We saw the play when our daughter was 15. At the end of the first act, we cheered. When it ended and most of the audience cheered, we didn’t. Helen said, “Did you see that?” I did. I asked her to say it first. “He did a bad thing, and he didn’t get punished.” Just so. After he told a lie to cheers up the parents of a kid who killed himself, he became a hero. He had been a loner; now he had friends. And he paid no price. I was told there had been a more realistic ending and that it was changed for Breoadway. It has not been changed for the movie, and because movies magnify every flaw in the plot, it has received scathing reviews. Indeed, it’s been described as the worst movie musical… ever. Here’s my take: If they had hired a 15-year-old girl to comment on the screenplay….

ONE SMALL VICTORY FOR WOMEN (IN CALIFORNIA)
The Times reports: California Moves to Outlaw ‘Stealthing,’ or Removing Condom Without Consent: The California State Legislature this week approved a measure that would make the state the first to outlaw stealthing, the act of removing a condom during sex without a partner’s consent.

Two thoughts: How can a woman prove this happened? And.. what’s a condom?

“YOU DON’T KNOW THE POSITION I’M IN”
Bob Woodward has a book coming out. It’s called “Peril,” and it’s a close account of the last few months of Trump’s Presidency. [To buy the book from Amazon, click here. For the Kindle edition, click here.] Some teasers have surfaced. One suggests that Mike Pence was no hero. With Trump pressing him to overturn the election, Pence reached out to former Vice President Dan Quayle. Over and over, Pence asked if there was anything he could do.

“Mike, you have no flexibility on this. None. Zero. Forget it. Put it away,” Quayle told him.
Pence pressed again.
“You don’t know the position I’m in,” he said, according to the authors.
“I do know the position you’re in,” Quayle responded. “I also know what the law is. You listen to the parliamentarian. That’s all you do. You have no power.”

“The position I’m in” — the mind travels. It’s not pretty.

THIS WEEK’S WISDOM
Stephen Jay Gould, in the Times, on September 26, 2001 — three weeks after 9/11.

In this moment of crisis, we may reaffirm an essential truth too easily forgotten, and regain some crucial comfort too readily forgone. Good and kind people outnumber all others by thousands to one. The tragedy of human history lies in the enormous potential for destruction in rare acts of evil, not in the high frequency of evil people. Complex systems can only be built step by step, whereas destruction requires but an instant. Thus, in what I like to call the Great Asymmetry, every spectacular incident of evil will be balanced by 10,000 acts of kindness, too often unnoted and invisible as the ”ordinary” efforts of a vast majority.
We have a duty, almost a holy responsibility, to record and honor the victorious weight of these innumerable little kindnesses, when an unprecedented act of evil so threatens to distort our perception of ordinary human behavior.

THIS WEEK’S POEM
Sharon Olds “I Could Not Tell”

I could not tell I had jumped off that bus,
that bus in motion, with my child in my arms,
because I did not know it.
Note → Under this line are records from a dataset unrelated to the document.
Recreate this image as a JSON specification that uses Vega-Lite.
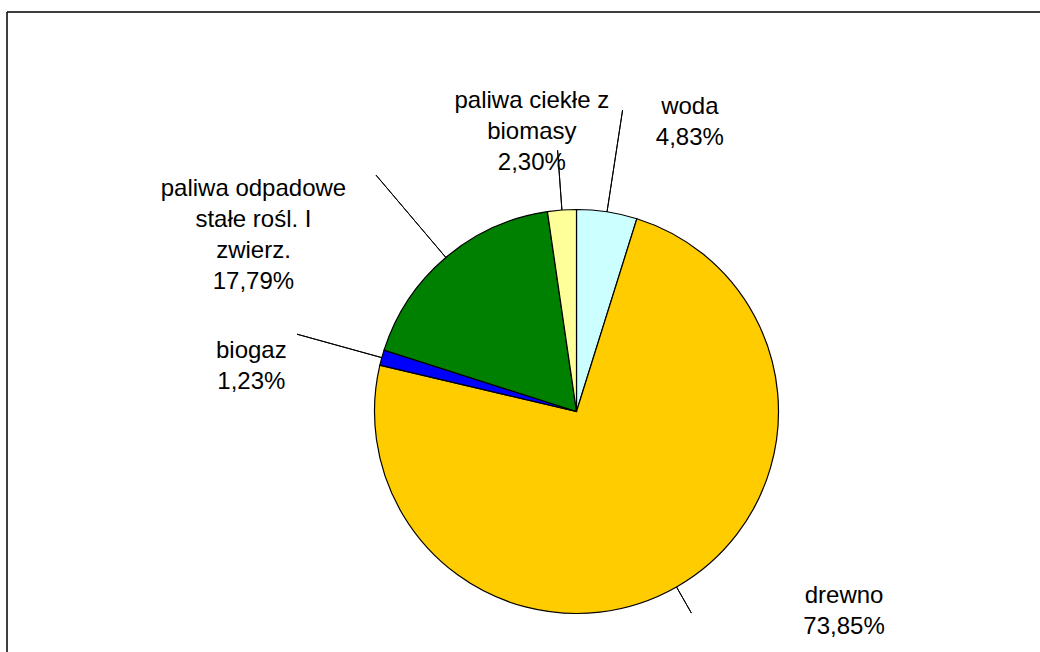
{
  "$schema": "https://vega.github.io/schema/vega-lite/v6.json",
  "width": 1033,
  "height": 640,
  "autosize": {"type": "none"},
  "padding": {"left": 7, "top": 12, "right": 0, "bottom": 0},
  "background": "white",
  "view": {"stroke": "#000000", "strokeWidth": 1.5, "strokeDash": [1033, 1673, 640, 0]},
  "config": {
    "text": {"font": "Liberation Sans"}
  },
  "data": {
    "values": [
      {"category": "woda", "value": 4.83, "order": 1, "label": ["woda", "4,83%"]},
      {"category": "drewno", "value": 73.85, "order": 2, "label": ["drewno", "73,85%"]},
      {"category": "biogaz", "value": 1.23, "order": 3, "label": ["biogaz", "1,23%"]},
      {"category": "paliwa odpadowe stałe rośl. I zwierz.", "value": 17.79, "order": 4, "label": ["paliwa odpadowe", "stałe rośl. I", "zwierz.", "17,79%"]},
      {"category": "paliwa ciekłe z biomasy", "value": 2.30, "order": 5, "label": ["paliwa ciekłe z", "biomasy", "2,30%"]}
    ]
  },
  "layer": [
    {
      "mark": {
        "type": "arc",
        "outerRadius": 202,
        "stroke": "#000000",
        "strokeWidth": 1.2,
        "x": {"expr": "width/2 + 53"},
        "y": {"expr": "height/2 + 79.5"}
      },
      "encoding": {
        "theta": {"field": "value", "type": "quantitative", "stack": true, "scale": {"domain": [0, 100]}},
        "order": {"field": "order", "type": "quantitative", "sort": "ascending"},
        "color": {
          "field": "category",
          "type": "nominal",
          "scale": {
            "domain": ["woda", "drewno", "biogaz", "paliwa odpadowe stałe rośl. I zwierz.", "paliwa ciekłe z biomasy"],
            "range": ["#CCFFFF", "#FFCC00", "#0000FF", "#008000", "#FFFF99"]
          },
          "legend": null
        }
      }
    },
    {
      "transform": [
        {"stack": "value", "groupby": [], "sort": [{"field": "order", "order": "ascending"}], "as": ["v0", "v1"]},
        {"fold": ["v0", "v1"], "as": ["edgeName", "edge"]},
        {"aggregate": [{"op": "mean", "field": "edge", "as": "mid"}], "groupby": ["category", "order"]}
      ],
      "mark": {
        "type": "arc",
        "filled": false,
        "stroke": "#000000",
        "strokeWidth": 1,
        "innerRadius": 202,
        "outerRadius": {"expr": "datum.order == 1 ? 305 : datum.order == 2 ? 232 : datum.order == 3 ? 290 : datum.order == 4 ? 310 : 262"},
        "x": {"expr": "width/2 + 53"},
        "y": {"expr": "height/2 + 79.5"}
      },
      "encoding": {
        "theta": {"field": "mid", "type": "quantitative", "stack": null, "scale": {"domain": [0, 100]}},
        "theta2": {"field": "mid"}
      }
    },
    {
      "mark": {
        "type": "text",
        "radius": 300,
        "fontSize": 24,
        "lineHeight": 31,
        "align": "center",
        "baseline": "middle",
        "color": "#000000",
        "dx": {"expr": "datum.order == 1 ? 68 : datum.order == 2 ? 119 : datum.order == 3 ? -36 : datum.order == 4 ? -129 : -23"},
        "dy": {"expr": "datum.order == 1 ? -8 : datum.order == 2 ? -76 : datum.order == 3 ? 19 : datum.order == 4 ? 6 : -11"},
        "x": {"expr": "width/2 + 53"},
        "y": {"expr": "height/2 + 79.5"}
      },
      "encoding": {
        "theta": {"field": "value", "type": "quantitative", "stack": true, "scale": {"domain": [0, 100]}},
        "order": {"field": "order", "type": "quantitative", "sort": "ascending"},
        "detail": {"field": "category", "type": "nominal"},
        "text": {"field": "label"}
      }
    }
  ]
}
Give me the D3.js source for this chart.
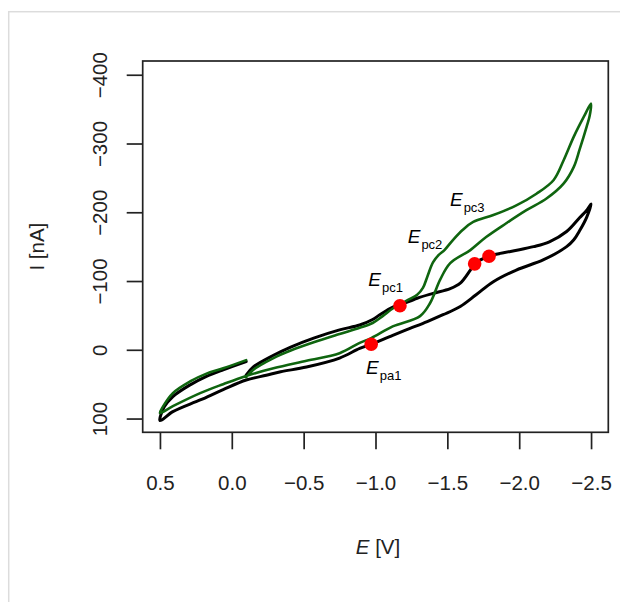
<!DOCTYPE html>
<html><head><meta charset="utf-8">
<script src="https://cdn.jsdelivr.net/npm/d3@7"></script>
<style>
html,body{margin:0;padding:0;background:#fff;}
svg{display:block;font-family:"Liberation Sans",Arial,Helvetica,sans-serif;}
</style></head>
<body><svg id="chart" width="620" height="602"></svg>
<script>
// ---- data (E in V, I in nA), in scan order ----
const blackE = [-0.10,-0.15,-0.29,-0.41,-0.57,-0.75,-0.89,-0.98,-1.03,-1.12,-1.17,-1.29,-1.40,-1.52,-1.59,-1.66,-1.69,-1.79,-1.94,-2.10,-2.21,-2.33,-2.42,-2.47,-2.50,
  -2.47,-2.42,-2.38,-2.33,-2.17,-1.98,-1.82,-1.70,-1.59,-1.47,-1.36,-1.24,-1.12,-0.97,-0.89,-0.75,-0.52,-0.34,-0.24,-0.10,0.06,0.22,0.41,0.50,
  0.47,0.41,0.29,0.18,0.06,-0.10];
const blackI = [37,25,8,-4,-17,-29,-36,-44,-51,-62,-65,-75,-82,-89,-97,-116,-125,-136,-143,-150,-157,-172,-192,-203,-212,
  -193,-173,-160,-150,-131,-116,-99,-80,-63,-51,-41,-31,-21,-8,-2,12,25,32,37,44,58,73,90,103,
  83,68,51,39,29,17];
const greenE = [-0.10,-0.15,-0.29,-0.41,-0.57,-0.75,-0.89,-0.98,-1.05,-1.12,-1.17,-1.24,-1.29,-1.33,-1.36,-1.40,-1.44,-1.48,-1.54,-1.61,-1.68,-1.82,-1.98,-2.12,-2.24,-2.31,-2.38,-2.45,-2.50,
  -2.49,-2.47,-2.42,-2.38,-2.31,-2.19,-2.05,-1.91,-1.77,-1.66,-1.52,-1.45,-1.38,-1.31,-1.12,-0.97,-0.89,-0.75,-0.52,-0.29,-0.10,0.06,0.22,0.41,0.50,
  0.48,0.41,0.29,0.18,0.06,-0.10];
const greenI = [40,29,12,1,-11,-23,-32,-39,-49,-60,-66,-74,-80,-90,-106,-127,-138,-145,-160,-175,-186,-196,-210,-227,-247,-276,-310,-339,-358,
  -340,-325,-291,-266,-242,-220,-203,-184,-164,-145,-126,-102,-68,-49,-34,-17,-10,5,16,27,38,50,63,82,92,
  83,63,46,35,27,15];
const pointE = [-1.17,-1.69,-1.79,-0.97];
const pointI = [-64,-125,-136,-8];
const labelSub = ["pc1","pc2","pc3","pa1"];
const labelE = [-0.95,-1.224,-1.518,-0.934];
const labelI = [-92.8,-154.9,-209.1,35.7];
const xTicks = [0.5,0.0,-0.5,-1.0,-1.5,-2.0,-2.5];
const yTicks = [100,0,-100,-200,-300,-400];
const xLim = [0.5,-2.5];
const yLim = [100,-400];

// ---- layout ----
const svg = d3.select("#chart");
const L = 142.7, R = 608.3, T = 61, B = 432.3;
const xpad = (xLim[0]-xLim[1])*0.04, ypad = (yLim[0]-yLim[1])*0.04;
const x = d3.scaleLinear().domain([xLim[0]+xpad, xLim[1]-xpad]).range([L,R]);
const y = d3.scaleLinear().domain([yLim[0]+ypad, yLim[1]-ypad]).range([B,T]);

// outer light border
svg.append("rect").attr("x",8.7).attr("y",11.7).attr("width",700).attr("height",700)
  .attr("fill","none").attr("stroke","#dcdcdc").attr("stroke-width",1.5);

const line = d3.line().x(d=>x(d[0])).y(d=>y(d[1])).curve(d3.curveCatmullRom.alpha(0.5));
const blk = blackE.map((e,i)=>[e,blackI[i]]);
const grn = greenE.map((e,i)=>[e,greenI[i]]);

svg.append("path").attr("d",line(blk)).attr("fill","none").attr("stroke","#000")
  .attr("stroke-width",3).attr("stroke-linejoin","round").attr("stroke-linecap","round");
svg.append("path").attr("d",line(grn)).attr("fill","none").attr("stroke","#0f650f")
  .attr("stroke-width",2.6).attr("stroke-linejoin","round").attr("stroke-linecap","round");

svg.selectAll("circle.pt").data(pointE).enter().append("circle").attr("class","pt")
  .attr("cx",(d)=>x(d)).attr("cy",(d,i)=>y(pointI[i])).attr("r",6.8).attr("fill","#ff0000");

// labels
labelSub.forEach((s,i)=>{
  const t = svg.append("text").attr("x",x(labelE[i])).attr("y",y(labelI[i]))
    .attr("text-anchor","start").attr("fill","#000");
  t.append("tspan").attr("font-size",19).attr("font-style","italic").text("E");
  t.append("tspan").attr("font-size",13).attr("dx",1).attr("dy",6).text(s);
});

// box
svg.append("rect").attr("x",L).attr("y",T).attr("width",R-L).attr("height",B-T)
  .attr("fill","none").attr("stroke","#222").attr("stroke-width",1.7);

// x axis
const fmt = d3.format(".1f");
const gx = svg.append("g").attr("transform",`translate(0,${B})`)
  .call(d3.axisBottom(x).tickValues(xTicks).tickFormat(fmt).tickSize(17).tickPadding(26));
gx.select(".domain").remove();
gx.selectAll(".tick line").attr("stroke","#222").attr("stroke-width",1.7);
gx.selectAll(".tick text").attr("font-size",20.5).attr("fill","#222").attr("font-family","Liberation Sans, Arial, sans-serif");

// y axis
const gy = svg.append("g").attr("transform",`translate(${L},0)`)
  .call(d3.axisLeft(y).tickValues(yTicks).tickFormat(d3.format("d")).tickSize(16));
gy.select(".domain").remove();
gy.selectAll(".tick line").attr("stroke","#222").attr("stroke-width",1.7);
gy.selectAll(".tick text").attr("font-size",20.5).attr("fill","#222")
  .attr("font-family","Liberation Sans, Arial, sans-serif")
  .attr("transform","rotate(-90)").attr("x",0).attr("y",-35.7).attr("dy",0)
  .attr("text-anchor","middle");

// titles
const xt = svg.append("text").attr("x",(L+R)/2+2.5).attr("y",554).attr("text-anchor","middle")
  .attr("font-size",20.5).attr("fill","#222");
xt.append("tspan").attr("font-style","italic").text("E");
xt.append("tspan").text(" [V]");
svg.append("text").attr("transform",`translate(44,${(T+B)/2}) rotate(-90)`)
  .attr("text-anchor","middle").attr("font-size",20.5).attr("fill","#222").text("I [nA]");
</script></body></html>
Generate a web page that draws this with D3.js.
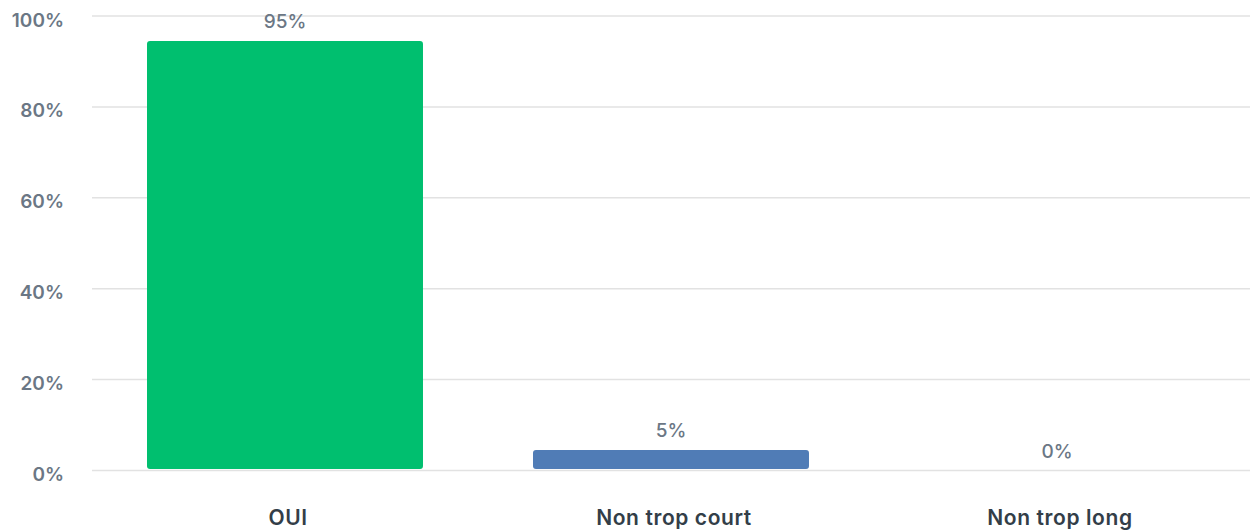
<!DOCTYPE html>
<html>
<head>
<meta charset="utf-8">
<script src="https://cdn.jsdelivr.net/npm/d3@7"></script>
<style>
  body { margin: 0; background: #fff; }
  svg { display: block; font-family: Inter, sans-serif; }
  .grid line { stroke: #e2e2e2; stroke-width: 1.5; }
  .tick-lbl { fill: #6b7785; font-size: 19px; font-weight: 600; }
  .val-lbl { fill: #6b7785; font-size: 19px; font-weight: 500; }
  .cat-lbl { fill: #333e48; font-size: 21px; font-weight: 600; letter-spacing: 0.6px; }
</style>
</head>
<body>
<svg id="chart"></svg>
<script>
// Data
const categories = ['OUI', 'Non trop court', 'Non trop long']
const values = [94.5, 4.5, 0]
const colors = ['#00bf6f', '#507cb6', '#507cb6']
const yTicks = [0, 20, 40, 60, 80, 100]

const W = 1250, H = 531
const m = {top: 16, right: 0, bottom: 60.5, left: 92}

const svg = d3.select('#chart').attr('width', W).attr('height', H)

const x = d3.scaleBand().domain(categories).range([m.left, W - m.right]).paddingInner(0.285).paddingOuter(0.1425)
const y = d3.scaleLinear().domain([0, 100]).range([H - m.bottom, m.top])

/* Grid */
svg.append('g').attr('class', 'grid')
    .selectAll('line').data(yTicks).enter()
    .append('line')
    .attr('x1', m.left).attr('x2', W - m.right)
    .attr('y1', d => y(d)).attr('y2', d => y(d))

/* Y tick labels */
svg.selectAll('.tick-lbl').data(yTicks).enter()
    .append('text')
    .attr('class', 'tick-lbl')
    .attr('text-anchor', 'end')
    .attr('x', 64)
    .attr('y', d => y(d) + 10.5)
    .text(d => d + '%')

/* Bars */
svg.selectAll('.bar').data(values).enter()
    .filter(d => d > 0)
    .append('rect')
    .attr('class', 'bar')
    .attr('x', (d, i) => x(categories[i]))
    .attr('width', x.bandwidth())
    .attr('y', d => y(d))
    .attr('height', d => y(0) - 1.5 - y(d))
    .attr('rx', 3)
    .attr('fill', (d, i) => colors[i])

/* Value labels */
svg.selectAll('.val-lbl').data(values).enter()
    .append('text')
    .attr('class', 'val-lbl')
    .attr('text-anchor', 'middle')
    .attr('x', (d, i) => x(categories[i]) + x.bandwidth() / 2)
    .attr('y', d => y(d) - 13)
    .text(d => Math.round(d) + '%')

/* Category labels */
svg.selectAll('.cat-lbl').data(categories).enter()
    .append('text')
    .attr('class', 'cat-lbl')
    .attr('text-anchor', 'middle')
    .attr('x', d => x(d) + x.bandwidth() / 2 + 3)
    .attr('y', 525)
    .text(d => d)
</script>
</body>
</html>
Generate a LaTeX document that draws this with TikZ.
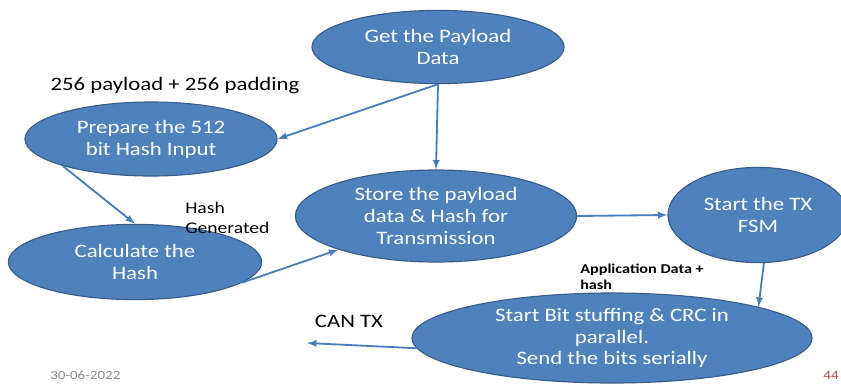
\documentclass[tikz,border=0pt]{standalone}
\usepackage{fontspec}
\setmainfont[FakeStretch=1.2]{Carlito}
\usepackage{tikz}
\usetikzlibrary{shapes,arrows,positioning,calc}
\usepackage{xcolor}
\definecolor{nodeblue}{HTML}{4F81BD}
\definecolor{nodeedge}{HTML}{385D8A}
\definecolor{linkblue}{HTML}{4A7EBB}
\definecolor{dategray}{HTML}{8C8C8C}
\definecolor{pagered}{HTML}{C0504D}

\begin{document}
\begin{tikzpicture}[x=0.025cm,y=-0.025cm,
        state/.style={ellipse,draw=nodeedge,line width=0.8pt,fill=nodeblue,text=white,
            align=center,inner sep=0pt,font=\fontsize{13.5}{15.6}\selectfont},
        link/.style={->,>=latex,draw=linkblue,line width=1.3pt},
        lbl/.style={black,align=left,inner sep=0pt}]
            \useasboundingbox (0,0) rectangle (841,383);
            \clip (0,0) rectangle (841,383);

            % States
            \node[state,minimum width=6.3cm,minimum height=1.83cm] (get) at (438,47) {Get the Payload\\Data};
            \node[state,minimum width=6.3cm,minimum height=1.85cm] (prep) at (151,139) {Prepare the 512\\bit Hash Input};
            \node[state,minimum width=6.33cm,minimum height=1.88cm] (calc) at (135,262) {Calculate the\\Hash};
            \node[state,minimum width=7.03cm,minimum height=2.3cm] (store) at (436,216) {Store the payload\\data \& Hash for\\Transmission};
            \node[state,minimum width=4.5cm,minimum height=2.38cm] (tx) at (758,215) {Start the TX\\FSM};
            \node[state,minimum width=10cm,minimum height=2.25cm] (bit) at (612,338) {Start Bit stuffing \& CRC in\\parallel.\\Send the bits serially};

            % Labels
            \node[lbl,font=\fontsize{13.5}{15.6}\selectfont] (pad) at (175,86) {256 payload + 256 padding};
            \node[lbl,anchor=north west,font=\fontsize{11.6}{14}\selectfont] (gen) at (185,202) {Hash\\Generated};
            \node[lbl,anchor=north west,font=\fontsize{9.6}{11.3}\selectfont\bfseries] (app) at (580,264) {Application Data +\\hash};
            \node[lbl,font=\fontsize{13.5}{15.6}\selectfont] (can) at (349,321) {CAN TX};
            \node[lbl,anchor=north west,text=dategray,font=\fontsize{8.9}{10}\selectfont] (date) at (50,371) {30-06-2022};
            \node[lbl,anchor=north east,text=pagered,font=\fontsize{9}{10}\selectfont] (page) at (839,371) {44};

            % Links
            \draw[link] (get.south) -- (prep.east);
            \draw[link] (get.south) -- (store.north);
            \draw[link] (prep.197) -- (calc.north);
            \draw[link] (calc.349) -- (store.199);
            \draw[link] (store.east) -- (tx.west);
            \draw[link] (tx.277) -- (bit.12);
            \coordinate (cantx) at (307,343);
            \draw[link] (bit.183) -- (cantx);
\end{tikzpicture}
\end{document}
I believed my own story:
I had fallen, or the bus had started up
when I had one foot in the air.
I would not remember the tightening of my jaw,
the irk that I’d missed my stop, the step out
into the air, the clear child
gazing about her in the air as I plunged
to one knee on the street, scraped it, twisted it,
the bus skidding to a stop, the driver
jumping out, my daughter laughing
Do it again.

I have never done it
again, I have been very careful.
I have kept an eye on that nice young mother
who lightly leapt
off the moving vehicle
onto the stopped street, her life
in her hands, her life’s life in her hands.